The modest Third Street mall was turned into a bigtime commotion.
A once-quiet region of light industry and artists’ studios was transformed into the Slick Precinct.
And now City Hall has set its sights on the Civic Center — that area which is rimmed by Colorado Avenue, Pico Boulevard, Fourth Street and Ocean Avenue.
In the 1950s, the City sold some 11 acres across Main Street from City Hall to the RAND Corporation for $250,000. It was, as they say, a steal. A half-century later, the City bought approximately the same acreage back from RAND for $53 million. And now the Civic Center Working Group is developing a plan for the area.
We have been down this road before. In 1989, RAND informed the City that it planned to build what amounted to the largest commercial development in the history of the city on its land, but the property, augmented in the 1970s when RAND bought up parcels of land on Ocean Avenue, lacked the appropriate zoning. Rather than simply rejecting RAND’s plans, the City decided to collaborate with it on a new Civic Center Specific Plan which would incorporate RAND’s proposed development, the existing public buildings — City Hall, the County Courthouse, the Civic Auditorium — and such “enhancements” as a town square.
After four years and much wrangling, the Civic Center Specific Plan was unveiled. And it was a masterpiece of MORE — extraordinarily overwrought, a textbook example of bad urban design, and profoundly insulting to the eye, the mind and the soul.
When RAND failed to find a commercial partner, it revised its plans, opting to sell 11+ acres to the City and build a new complex for itself on the remaining acreage.

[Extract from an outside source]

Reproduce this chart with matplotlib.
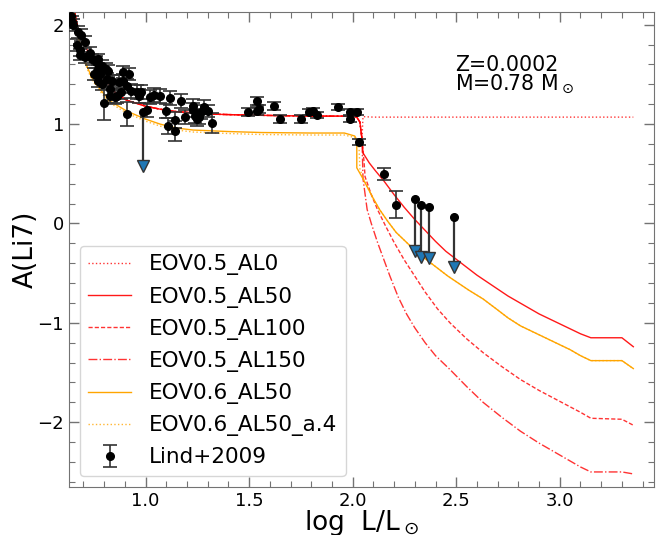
import numpy as np
import matplotlib
matplotlib.use('Agg')
import matplotlib.pyplot as plt
from matplotlib.ticker import MultipleLocator

# Lind+2009 detections: log L/Lsun, A(Li7), error
lind_x = [0.64, 0.645, 0.65, 0.675, 0.69, 0.67, 0.685, 0.71, 0.685, 0.71,
          0.73, 0.74, 0.76, 0.77, 0.77, 0.75, 0.79, 0.78, 0.81, 0.82,
          0.815, 0.77, 0.84, 0.79, 0.83, 0.855, 0.88, 0.87, 0.89, 0.89,
          0.92, 0.91, 0.93, 0.80, 0.91, 0.83, 0.86, 0.96, 0.98, 0.97,
          1.005, 1.02, 1.04, 1.07, 1.10, 1.12, 1.11, 1.14, 1.14, 1.17,
          1.19, 1.23, 1.23, 1.24, 1.25, 1.27, 1.26, 1.28, 1.30, 1.32,
          1.495, 1.54, 1.55, 1.54, 1.62, 1.65, 1.75, 1.79, 1.81, 1.83,
          1.93, 1.985, 2.02, 1.985, 2.03, 2.15, 2.21]
lind_y = [2.09, 2.03, 2.00, 1.93, 1.90, 1.80, 1.75, 1.83, 1.70, 1.67,
          1.72, 1.65, 1.62, 1.65, 1.55, 1.50, 1.58, 1.50, 1.55, 1.53,
          1.45, 1.43, 1.43, 1.40, 1.35, 1.27, 1.32, 1.42, 1.43, 1.52,
          1.50, 1.38, 1.33, 1.21, 1.10, 1.28, 1.28, 1.32, 1.32, 1.28,
          1.14, 1.27, 1.29, 1.28, 1.13, 1.26, 0.98, 1.04, 0.93, 1.23,
          1.07, 1.18, 1.14, 1.08, 1.05, 1.12, 1.07, 1.17, 1.13, 1.01,
          1.12, 1.23, 1.15, 1.13, 1.18, 1.05, 1.05, 1.12, 1.13, 1.09,
          1.17, 1.12, 1.12, 1.05, 0.82, 0.50, 0.19]
lind_err = [0.06, 0.06, 0.06, 0.06, 0.06, 0.06, 0.06, 0.06, 0.06, 0.06,
            0.06, 0.06, 0.06, 0.06, 0.06, 0.06, 0.06, 0.06, 0.06, 0.06,
            0.06, 0.06, 0.06, 0.06, 0.06, 0.07, 0.07, 0.07, 0.07, 0.06,
            0.06, 0.07, 0.07, 0.17, 0.12, 0.07, 0.07, 0.07, 0.07, 0.07,
            0.07, 0.07, 0.07, 0.07, 0.07, 0.07, 0.08, 0.08, 0.10, 0.07,
            0.07, 0.07, 0.07, 0.07, 0.07, 0.07, 0.07, 0.07, 0.06, 0.10,
            0.04, 0.04, 0.04, 0.04, 0.04, 0.04, 0.04, 0.03, 0.03, 0.03,
            0.03, 0.03, 0.03, 0.03, 0.03, 0.06, 0.14]

# upper limits
lim_x = [0.99, 2.30, 2.33, 2.37, 2.49]
lim_top = [1.12, 0.25, 0.19, 0.17, 0.07]
lim_val = [0.58, -0.28, -0.34, -0.35, -0.44]

# models
early_x = [0.655, 0.67, 0.69, 0.72, 0.75, 0.79, 0.83, 0.87, 0.91, 1.00,
           1.07, 1.15, 1.32, 1.50, 1.80, 2.00, 2.02, 2.035, 2.045]
early_y = [2.16, 2.00, 1.87, 1.74, 1.62, 1.48, 1.36, 1.29, 1.24, 1.18,
           1.15, 1.125, 1.10, 1.09, 1.08, 1.08, 1.07, 1.02, 0.85]

al0_x = [2.05, 2.10, 2.50, 3.00, 3.355]
al0_y = [1.075, 1.07, 1.07, 1.07, 1.07]

al50_x = [2.05, 2.08, 2.11, 2.15, 2.20, 2.25, 2.30, 2.35, 2.40, 2.45, 2.50,
          2.55, 2.60, 2.65, 2.70, 2.75, 2.80, 2.85, 2.90, 2.95, 3.00, 3.05,
          3.10, 3.15, 3.30, 3.355]
al50_y = [0.71, 0.61, 0.53, 0.43, 0.29, 0.16, 0.04, -0.07, -0.18, -0.28, -0.36,
          -0.44, -0.52, -0.59, -0.66, -0.73, -0.79, -0.85, -0.91, -0.96, -1.01,
          -1.06, -1.11, -1.15, -1.15, -1.24]

al100_x = [2.055, 2.06, 2.09, 2.12, 2.16, 2.20, 2.25, 2.30, 2.35, 2.41, 2.47,
           2.55, 2.63, 2.72, 2.81, 2.90, 3.00, 3.10, 3.15, 3.30, 3.355]
al100_y = [0.62, 0.47, 0.29, 0.14, -0.03, -0.19, -0.37, -0.53, -0.69, -0.86,
           -1.00, -1.16, -1.30, -1.44, -1.57, -1.68, -1.79, -1.90, -1.96,
           -1.97, -2.03]

al150_x = [2.05, 2.07, 2.09, 2.12, 2.15, 2.18, 2.22, 2.26, 2.30, 2.35, 2.40,
           2.47, 2.55, 2.63, 2.72, 2.81, 2.90, 3.00, 3.10, 3.15, 3.30, 3.355]
al150_y = [0.45, 0.14, 0.00, -0.19, -0.36, -0.53, -0.74, -0.91, -1.05, -1.20,
           -1.33, -1.47, -1.64, -1.80, -1.95, -2.09, -2.21, -2.33, -2.45,
           -2.50, -2.50, -2.52]

eov6_x = [0.655, 0.67, 0.69, 0.71, 0.74, 0.78, 0.83, 0.91, 1.00, 1.07, 1.15,
          1.23, 1.40, 1.56, 1.80, 1.96, 2.01, 2.02, 2.02, 2.05, 2.07, 2.10,
          2.13, 2.17, 2.21, 2.26, 2.31, 2.36, 2.41, 2.46, 2.51, 2.56, 2.63,
          2.70, 2.75, 2.81, 2.85, 2.90, 2.95, 3.00, 3.05, 3.10, 3.15, 3.30,
          3.355]
eov6_y = [2.13, 1.92, 1.75, 1.62, 1.47, 1.35, 1.23, 1.13, 1.05, 1.00, 0.96,
          0.94, 0.925, 0.915, 0.91, 0.91, 0.88, 0.84, 0.56, 0.45, 0.37, 0.25,
          0.14, 0.02, -0.09, -0.19, -0.29, -0.37, -0.45, -0.53, -0.60, -0.67,
          -0.76, -0.87, -0.95, -1.03, -1.07, -1.12, -1.17, -1.22, -1.27,
          -1.33, -1.38, -1.38, -1.46]

eov6a4_x = [0.655, 0.67, 0.69, 0.71, 0.74, 0.78, 0.83, 0.91, 1.00, 1.07, 1.15,
            1.23, 1.40, 1.56, 1.80, 1.96, 2.02, 2.03, 2.035, 2.05, 2.07, 2.10,
            2.13, 2.17, 2.21, 2.26, 2.31, 2.36, 2.41, 2.46, 2.51, 2.56, 2.63,
            2.70, 2.75, 2.81, 2.85, 2.90, 2.95, 3.00, 3.05, 3.10, 3.15, 3.30,
            3.355]
eov6a4_y = [2.12, 1.90, 1.73, 1.60, 1.45, 1.33, 1.21, 1.11, 1.03, 0.98, 0.94,
            0.92, 0.905, 0.895, 0.89, 0.89, 0.86, 0.80, 0.55, 0.46, 0.37, 0.25,
            0.14, 0.02, -0.09, -0.19, -0.29, -0.37, -0.45, -0.53, -0.60, -0.67,
            -0.76, -0.87, -0.95, -1.03, -1.07, -1.12, -1.17, -1.22, -1.27,
            -1.33, -1.38, -1.38, -1.46]


def main():
    fig = plt.figure(figsize=(6.56, 5.35), dpi=100)
    ax = fig.add_axes([0.105, 0.090, 0.892, 0.888])

    red = 'red'
    ax.plot(early_x + al0_x, early_y + al0_y, ':', color=red, lw=1.0, alpha=0.8,
            label='EOV0.5_AL0')
    ax.plot(early_x + al50_x, early_y + al50_y, '-', color=red, lw=1.0,
            alpha=0.9, label='EOV0.5_AL50')
    ax.plot(early_x + al100_x, early_y + al100_y, linestyle=(0, (3, 1.5)),
            color=red, lw=1.0, alpha=0.8, label='EOV0.5_AL100')
    ax.plot(early_x + al150_x, early_y + al150_y, '-.', color=red, lw=1.0,
            alpha=0.8, label='EOV0.5_AL150')
    ax.plot(eov6_x, eov6_y, '-', color='orange', lw=1.0, label='EOV0.6_AL50')
    ax.plot(eov6a4_x, eov6a4_y, ':', color='orange', lw=1.0, alpha=0.8,
            label='EOV0.6_AL50_a.4')

    ax.errorbar(lind_x, lind_y, yerr=lind_err, fmt='o', color='k', ms=5.5,
                ecolor='0.2', elinewidth=1.2, capsize=5, capthick=1.2,
                label='Lind+2009', zorder=5)

    for xx, top, val in zip(lim_x, lim_top, lim_val):
        ax.plot([xx, xx], [top, val], '-', color='0.2', lw=1.6, zorder=4)
        ax.plot([xx], [top], 'o', color='k', ms=5.5, zorder=6)
    ax.plot(lim_x, lim_val, 'v', color='#1f77b4', mec='0.2', ms=8, zorder=6)

    ax.set_xlim(0.63, 3.455)
    ax.set_ylim(-2.65, 2.13)
    ax.xaxis.set_major_locator(MultipleLocator(0.5))
    ax.xaxis.set_minor_locator(MultipleLocator(0.1))
    ax.yaxis.set_major_locator(MultipleLocator(1))
    ax.yaxis.set_minor_locator(MultipleLocator(0.2))
    ax.tick_params(which='both', direction='in', top=True, right=True,
                   color='0.45', labelsize=13)
    ax.tick_params(which='major', length=7, width=1)
    ax.tick_params(which='minor', length=4, width=0.8)
    for sp in ax.spines.values():
        sp.set_color('0.45')

    ax.set_xlabel(r'log  L/L$_\odot$', fontsize=19, labelpad=-1)
    ax.set_ylabel('A(Li7)', fontsize=19, labelpad=-1)

    ax.text(0.66, 0.91, 'Z=0.0002\nM=0.78 M$_\\odot$', transform=ax.transAxes,
            fontsize=14.8, va='top', ha='left', linespacing=0.85)

    ax.legend(loc='lower left', fontsize=15.5, labelspacing=0.52,
              handlelength=2.0)

    fig.savefig('out.png', dpi=100)


if __name__ == "__main__":
    main()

And so, once again, the Civic Center is on the table and we have a chance to finally do it right, but early signs are not encouraging. For one thing, City officials refer all too frequently to the old plan. For another, it has brought back the Roma Group, the consultants on the bad, old plan. For a third, the list of things people want in the Civic Center is seemingly endless. MORE is already in the saddle, but, here, as in so many other places, LESS is what we need.

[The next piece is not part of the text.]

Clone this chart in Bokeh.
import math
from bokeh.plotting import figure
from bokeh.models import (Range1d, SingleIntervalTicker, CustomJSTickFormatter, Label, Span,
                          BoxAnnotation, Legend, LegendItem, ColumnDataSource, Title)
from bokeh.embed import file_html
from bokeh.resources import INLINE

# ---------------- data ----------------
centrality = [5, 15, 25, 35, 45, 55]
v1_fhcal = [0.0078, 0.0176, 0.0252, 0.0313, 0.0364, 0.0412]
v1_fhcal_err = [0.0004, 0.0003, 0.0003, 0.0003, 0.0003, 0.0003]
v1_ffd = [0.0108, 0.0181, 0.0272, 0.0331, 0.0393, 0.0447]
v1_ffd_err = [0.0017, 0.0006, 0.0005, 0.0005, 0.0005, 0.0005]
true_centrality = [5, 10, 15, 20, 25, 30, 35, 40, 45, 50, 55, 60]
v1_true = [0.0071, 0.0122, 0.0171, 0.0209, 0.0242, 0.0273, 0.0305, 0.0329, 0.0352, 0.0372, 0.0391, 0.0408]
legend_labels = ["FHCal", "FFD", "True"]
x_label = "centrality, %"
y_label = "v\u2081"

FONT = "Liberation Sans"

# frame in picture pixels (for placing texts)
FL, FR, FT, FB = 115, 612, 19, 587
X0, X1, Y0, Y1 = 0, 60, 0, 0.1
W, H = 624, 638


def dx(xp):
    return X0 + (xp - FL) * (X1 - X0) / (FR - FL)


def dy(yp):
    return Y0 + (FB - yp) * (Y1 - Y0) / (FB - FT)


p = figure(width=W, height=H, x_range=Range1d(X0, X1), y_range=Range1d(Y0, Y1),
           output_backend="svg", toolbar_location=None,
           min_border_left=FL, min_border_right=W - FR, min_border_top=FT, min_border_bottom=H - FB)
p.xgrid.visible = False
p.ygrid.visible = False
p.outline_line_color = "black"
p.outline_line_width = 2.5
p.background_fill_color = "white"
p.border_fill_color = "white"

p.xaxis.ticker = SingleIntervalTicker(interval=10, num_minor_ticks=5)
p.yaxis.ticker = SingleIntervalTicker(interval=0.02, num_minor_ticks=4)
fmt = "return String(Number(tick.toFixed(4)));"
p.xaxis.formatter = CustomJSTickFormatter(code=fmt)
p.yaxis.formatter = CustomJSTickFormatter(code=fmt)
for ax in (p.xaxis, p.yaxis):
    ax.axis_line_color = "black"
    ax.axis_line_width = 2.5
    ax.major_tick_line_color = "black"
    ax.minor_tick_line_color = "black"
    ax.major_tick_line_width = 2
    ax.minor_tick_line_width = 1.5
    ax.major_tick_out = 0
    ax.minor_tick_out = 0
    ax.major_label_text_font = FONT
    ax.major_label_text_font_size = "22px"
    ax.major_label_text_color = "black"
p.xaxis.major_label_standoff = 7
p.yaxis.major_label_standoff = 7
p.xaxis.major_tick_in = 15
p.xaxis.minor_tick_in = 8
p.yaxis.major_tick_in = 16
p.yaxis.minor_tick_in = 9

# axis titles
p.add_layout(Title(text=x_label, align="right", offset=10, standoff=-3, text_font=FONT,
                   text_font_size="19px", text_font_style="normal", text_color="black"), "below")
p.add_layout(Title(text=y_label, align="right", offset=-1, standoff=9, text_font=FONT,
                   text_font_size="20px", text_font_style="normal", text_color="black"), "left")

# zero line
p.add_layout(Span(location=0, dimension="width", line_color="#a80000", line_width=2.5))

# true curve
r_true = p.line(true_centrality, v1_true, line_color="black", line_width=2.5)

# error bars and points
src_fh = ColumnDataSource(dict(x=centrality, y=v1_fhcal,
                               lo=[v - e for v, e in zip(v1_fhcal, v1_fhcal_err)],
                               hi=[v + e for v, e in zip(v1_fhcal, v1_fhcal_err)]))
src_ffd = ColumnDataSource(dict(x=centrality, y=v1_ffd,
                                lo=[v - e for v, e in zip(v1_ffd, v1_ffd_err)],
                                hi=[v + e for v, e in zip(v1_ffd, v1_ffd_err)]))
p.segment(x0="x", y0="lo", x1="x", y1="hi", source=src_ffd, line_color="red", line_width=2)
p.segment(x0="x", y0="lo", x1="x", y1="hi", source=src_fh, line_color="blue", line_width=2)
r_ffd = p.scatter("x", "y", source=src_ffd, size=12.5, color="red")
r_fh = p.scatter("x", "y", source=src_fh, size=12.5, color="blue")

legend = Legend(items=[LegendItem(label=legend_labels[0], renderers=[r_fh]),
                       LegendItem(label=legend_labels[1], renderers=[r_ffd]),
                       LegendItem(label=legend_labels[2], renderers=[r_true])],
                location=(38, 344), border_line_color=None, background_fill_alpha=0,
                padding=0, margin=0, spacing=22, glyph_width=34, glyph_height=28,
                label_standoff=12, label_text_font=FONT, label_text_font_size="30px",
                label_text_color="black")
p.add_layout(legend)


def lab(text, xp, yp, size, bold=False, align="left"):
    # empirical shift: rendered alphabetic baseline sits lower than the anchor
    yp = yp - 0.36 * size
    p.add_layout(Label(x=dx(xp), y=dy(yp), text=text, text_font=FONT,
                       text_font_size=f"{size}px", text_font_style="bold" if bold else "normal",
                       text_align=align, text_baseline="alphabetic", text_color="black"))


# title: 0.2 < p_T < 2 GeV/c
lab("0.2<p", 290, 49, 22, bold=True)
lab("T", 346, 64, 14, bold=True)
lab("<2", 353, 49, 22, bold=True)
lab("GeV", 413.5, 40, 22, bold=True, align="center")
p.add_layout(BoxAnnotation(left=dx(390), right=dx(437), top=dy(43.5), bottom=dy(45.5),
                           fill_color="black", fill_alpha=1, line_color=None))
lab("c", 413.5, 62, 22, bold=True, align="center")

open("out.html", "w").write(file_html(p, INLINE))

Stand on the southeast corner of Pico and Fourth and look across the Civic Center. It is an altogether striking prospect. What is there is sufficient, and quite pleasing — a few white buildings — the Civic, the Courthouse, and City Hall, all easy and appropriate in the setting, a lot of open space — lawns and parking lots, and, beyond it, the city itself, Palisades Park, the ocean. To improve on it is a daunting, perhaps impossible task.
The City is committed to building low-cost housing on the RAND acreage and while we agree that there is a need for such housing, we do not think it belongs here. City Hall gave away its own ocean vista when it created the Hotel District on Ocean Avenue. Do we really want to construct another row of large buildings there, which will further diminish the Civic Center’s ocean connection?
There’s a lot of support for a “town square” in front of City Hall, which will presumably be the center of the Center. This is over-planning at its most thoughtless. We don’t need a town square, we need a place in the heart of the city which is open to everything — especially spontaneity and serendipity — pastoral, and simple.
The only element the Working Group has discussed which makes sense is an underground parking structure — which would remove cars from the townscape and permit the conversion of existing surface lots into passive open space and playing fields.
And so, even as City Hall labors to reduce this fine prospect into one more overwrought, over-planned, rigidly ordered place — studded with the usual DO NOT signs, we dream of a Civic Center in which City Hall, the Courthouse, the new Police/Fire Building, and the Civic Auditorium rise out of a vast field of green grass, trees and flowers in which people wander, muse, picnic, bike, skate, stroll freely, making it up as they go along. Because, in this as in virtually everything, only by doing less, will we truly make the Civic Center more than it is now.